Russian President Vladimir Putin has been struggling of late, with much of the world having turned against him and his unwinnable war in Ukraine.
In fact, as we approach the one-year mark of the invasion, we find ourselves with an opportunity to reassess the global economic response to Putin’s oppressive folly…particularly as it pertains to the competing restrictions on Russian energy products.
And, from what the world can tell, Putin’s attempts to mitigate the fiscal damage have completely backfired.
Russian President Vladimir Putin’s ploy to use oil and gas exports as “a weapon of financial war” in its campaign to conquer Ukraine “is increasingly backfiring, threatening the core of Russia’s beleaguered economy and curtailing its geopolitical influence,” The Wall Street Journal reports.
Putin had calculated that cutting off natural gas to Europe, and especially Germany, would leave Europe’s economy in shambles and its citizens freezing, weakening the continent’s support for Ukraine.
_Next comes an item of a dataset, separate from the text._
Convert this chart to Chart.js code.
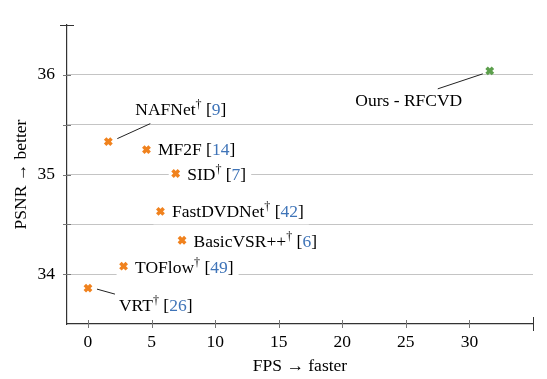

But “warm weather and ample supplies from other producers have derailed that effort so far,” and European gas prices on Monday fell to levels not seen since September 2021, the Journal reports. “The Russian oil industry, meanwhile, is having trouble adapting to a European Union embargo and a U.S.-led price cap on its crude.”
Just how bad are things?
Before Putin’s Ukraine invasion, Russia provided Germany with 60 percent of its natural gas. This reliance on Russian gas “initially gave Moscow the upper hand in its economic war with the West,” as energy prices shot up in Europe, “sending a gusher of revenue to Moscow,” the Journal reports. “The money helped Russia fund the war in Ukraine and placate its population at home with handouts.” Oil and gas provided 45 percent of Russia’s federal budget in 2021.
Moscow cut off its pipelines to Germany in August, but this effort to “blackmail Berlin” has failed, Andrey Gurkov writes at Germany’s DW. “Germany is starting 2023 without Russian gas, and with no need to worry about the loss,” while Russia’s state-owned Gazprom has lost its most important foreign customer. Berlin’s expanding military support for Kyiv “can be seen as further, indirect evidence of the failure of Putin’s ‘gas special operation,'” Gurkov adds.
“The German problem, or the central European problem, was that … half of [our eggs] were in the basket of Putin,” German Economy Minister Robert Habeck said earlier in January. “He destroyed that.”
As the global community continues to rage against Russia’s Ukrainian aggression, the Kremlin has found some solace in a renewed relationship with China, allowing Russia to replace some economic fallout with their far east pals. But, in yet another sign of severe miscalculation by Putin, this has only made up about one tenth of the losses from Europe.